The panel on entrepreneurship, after deliberations at TiEcon 2012, urgently called for a national policy, covering key areas such as access to capital, healthcare and involvement of state governments, to create 30 to 40 million additional jobs.
"Having innovative ideas is the first step which needs to be followed by support including capital support," Arun Maira, member, Planning Commission, told delegates at the second day of The Indus Entrereneurs (TiE) annual conference, here on Saturday.
"The other key aspect is that of scaling up. We don't collaborate very well among each other, we get too stuck on our ideologies and very often don't see eye to eye. That comes in the way of scaling up," he added, according to a TiE press release.
Saurabh Srivastava, Chairman Emeritus, TiE Delhi chapter also reiterated the need for such a policy, to generate 30-40 million jobs and revenues over Rs.200 billion.
Social ventures are harder to predict, monitor and measure impact, said Robert Gertner, professor and deputy dean, Booth School of Business, University of Chicago, at the session on social entrepreneurship.
The panel on Education and Skill Development chaired by Sandeep Sinha, Managing Partner, Lumis Partners, said that this industry has enormous opportunities and entrepreneurs need to get their ideas into action and run them sustainably.

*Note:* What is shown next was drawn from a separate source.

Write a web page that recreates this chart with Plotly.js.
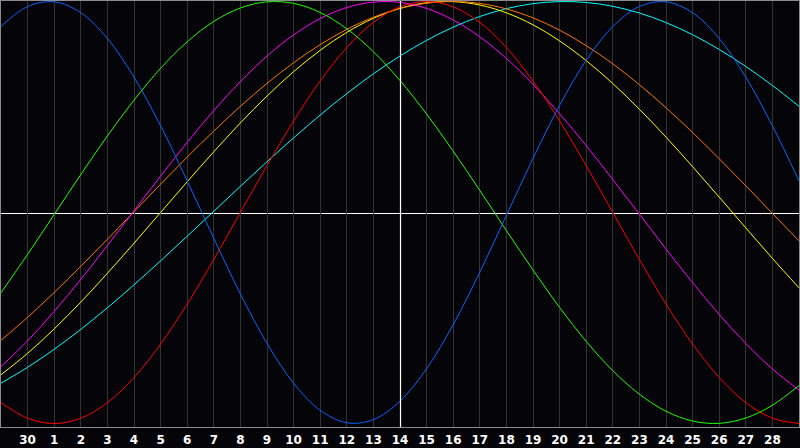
<!DOCTYPE html>
<html><head><meta charset="utf-8">
<script src="https://cdn.plot.ly/plotly-3.0.1.min.js"></script>
<style>html,body{margin:0;padding:0;background:#050408;}#c{width:800px;height:448px;}</style>
</head><body><div id="c"></div>
<script>
// day positions (-1 .. 29); tick positions 0..28
const days = [-1,0,1,2,3,4,5,6,7,8,9,10,11,12,13,14,15,16,17,18,19,20,21,22,23,24,25,26,27,28,29];
const tickPos = [0,1,2,3,4,5,6,7,8,9,10,11,12,13,14,15,16,17,18,19,20,21,22,23,24,25,26,27,28];
const tickLabels = ["30","1","2","3","4","5","6","7","8","9","10","11","12","13","14","15","16","17","18","19","20","21","22","23","24","25","26","27","28"];
const todayPos = 14;

const blue = [0.8815,0.9762,0.9985,0.9468,0.8248,0.6414,0.4109,0.1497,-0.1226,-0.3859,-0.6205,-0.8090,-0.9376,-0.9966,-0.9818,-0.8941,-0.7402,-0.5312,-0.2829,-0.0136,0.2566,0.5077,0.7216,0.8815,0.9762,0.9985,0.9468,0.8248,0.6414,0.4109,0.1497];
const green = [-0.3804,-0.1985,-0.0095,0.1799,0.3628,0.5326,0.6833,0.8090,0.9056,0.9695,0.9984,0.9911,0.9481,0.8708,0.7618,0.6255,0.4667,0.2908,0.1045,-0.0856,-0.2726,-0.4498,-0.6107,-0.7497,-0.8612,-0.9418,-0.9884,-0.9993,-0.9740,-0.9135,-0.8200];
const red = [-0.9010,-0.9749,-1,-0.9749,-0.9010,-0.7818,-0.6235,-0.4339,-0.2225,0,0.2225,0.4339,0.6235,0.7818,0.9010,0.9749,1,0.9749,0.9010,0.7818,0.6235,0.4339,0.2225,0,-0.2225,-0.4339,-0.6235,-0.7818,-0.9010,-0.9749,-1];
const magenta = [-0.7301,-0.6081,-0.4686,-0.3169,-0.1564,0.0082,0.1728,0.3325,0.4832,0.6206,0.7414,0.8417,0.9191,0.9714,0.9972,0.9959,0.9674,0.9124,0.8326,0.7302,0.6075,0.4685,0.3168,0.1564,-0.0082,-0.1728,-0.3325,-0.4831,-0.6207,-0.7414,-0.8417];
const orange = [-0.6056,-0.4967,-0.3791,-0.2551,-0.1267,0.0038,0.1343,0.2625,0.3862,0.5033,0.6118,0.7099,0.7957,0.8680,0.9254,0.9669,0.9919,1.0000,0.9909,0.9649,0.9223,0.8640,0.7909,0.7044,0.6059,0.4965,0.3790,0.2550,0.1266,-0.0040,-0.1345];
const yellow = [-0.7687,-0.6675,-0.5518,-0.4246,-0.2880,-0.1456,0.0,0.1456,0.2880,0.4246,0.5518,0.6675,0.7687,0.8536,0.9204,0.9675,0.9940,0.9993,0.9834,0.9464,0.8894,0.8133,0.7199,0.6113,0.4894,0.3572,0.2174,0.0730,-0.0730,-0.2174,-0.3572];
const cyan = [-0.8090,-0.7336,-0.6484,-0.5538,-0.4514,-0.3427,-0.2292,-0.1123,0.0059,0.1241,0.2406,0.3537,0.4619,0.5636,0.6574,0.7417,0.8159,0.8786,0.9289,0.9662,0.9899,0.9997,0.9955,0.9773,0.9454,0.9002,0.8425,0.7727,0.6921,0.6019,0.5034];

const series = [
  {y: cyan, c: '#00ffff'},
  {y: yellow, c: '#ffff00'},
  {y: orange, c: '#ff7700'},
  {y: magenta, c: '#ff00ff'},
  {y: red, c: '#ff0000'},
  {y: green, c: '#22ff00'},
  {y: blue, c: '#0a64ff'}
];
const traces = series.map(s => ({
  x: days, y: s.y, type: 'scatter', mode: 'lines',
  line: {color: s.c, width: 1, shape: 'spline', smoothing: 1},
  hoverinfo: 'skip', showlegend: false
}));

const layout = {
  width: 800, height: 448,
  margin: {l: 1, r: 1, t: 1, b: 21, pad: 0},
  paper_bgcolor: '#050408', plot_bgcolor: '#050408',
  showlegend: false,
  xaxis: {
    range: [-1, 29], tickvals: tickPos, ticktext: tickLabels,
    showgrid: true, gridcolor: '#333333', gridwidth: 1,
    zeroline: false, ticks: '', showline: true, mirror: true,
    linecolor: '#8c8c8c', linewidth: 1, ticklabelstandoff: 2,
    tickfont: {family: 'DejaVu Sans', size: 12, color: '#ffffff', weight: 'bold'},
    fixedrange: true
  },
  yaxis: {
    range: [-1.0166, 1.0024], showgrid: false, showticklabels: false,
    zeroline: false, ticks: '', showline: true, mirror: true, linecolor: '#8c8c8c', linewidth: 1,
    fixedrange: true
  },
  shapes: [
    {type: 'line', xref: 'x', yref: 'paper', x0: todayPos + 0.019, x1: todayPos + 0.019, y0: 0, y1: 1,
     line: {color: '#ffffff', width: 1.2}, layer: 'above'},
    {type: 'line', xref: 'paper', yref: 'y', x0: 0, x1: 1, y0: -0.0047, y1: -0.0047,
     line: {color: '#ffffff', width: 1}, layer: 'between'}
  ]
};
Plotly.newPlot('c', traces, layout, {staticPlot: true, displayModeBar: false});
</script></body></html>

"There is money to be made in this segment. Those who can manage the aspiration of the individual will be able to crack it," Dilip Chenoy, CEO & MD, National Skills Development Corporation, emphasizing the need for handholding people through placements. "Lack of teachers and trainers is a challenge. But entrepreneurs must see the problem as an opportunity," he said.
Harsh Chitale, CEO, HCL Infosystems, said this segment may not be amenable to rapid scaling. "The key challenge is the ability to scale profitably," he said. "The value proposition of an enterprise in the segment is not about training individuals. It is being able to give customers the right people who are fully trained and productive from the day one," Chitale said.
Amit Jain, CEO eHealthPoint, talked about the company's operations in Punjab villages. "We run primary healthcare centres in villages that have population from 4,000 to 10,000 people. We provide tele-medical consultations, on-site diagnostic tests, generic drugs at low rates, and clean drinking water through these centres. These villagers now have access to accurate diagnosis and treatment."
Ajay Bakshi, CEO, Max Healthcare, pointed out the need for disruptive healthcare technologies in India, as he fears that the healthcare system in India is moving towards the same expensive system that the US is now reeling under.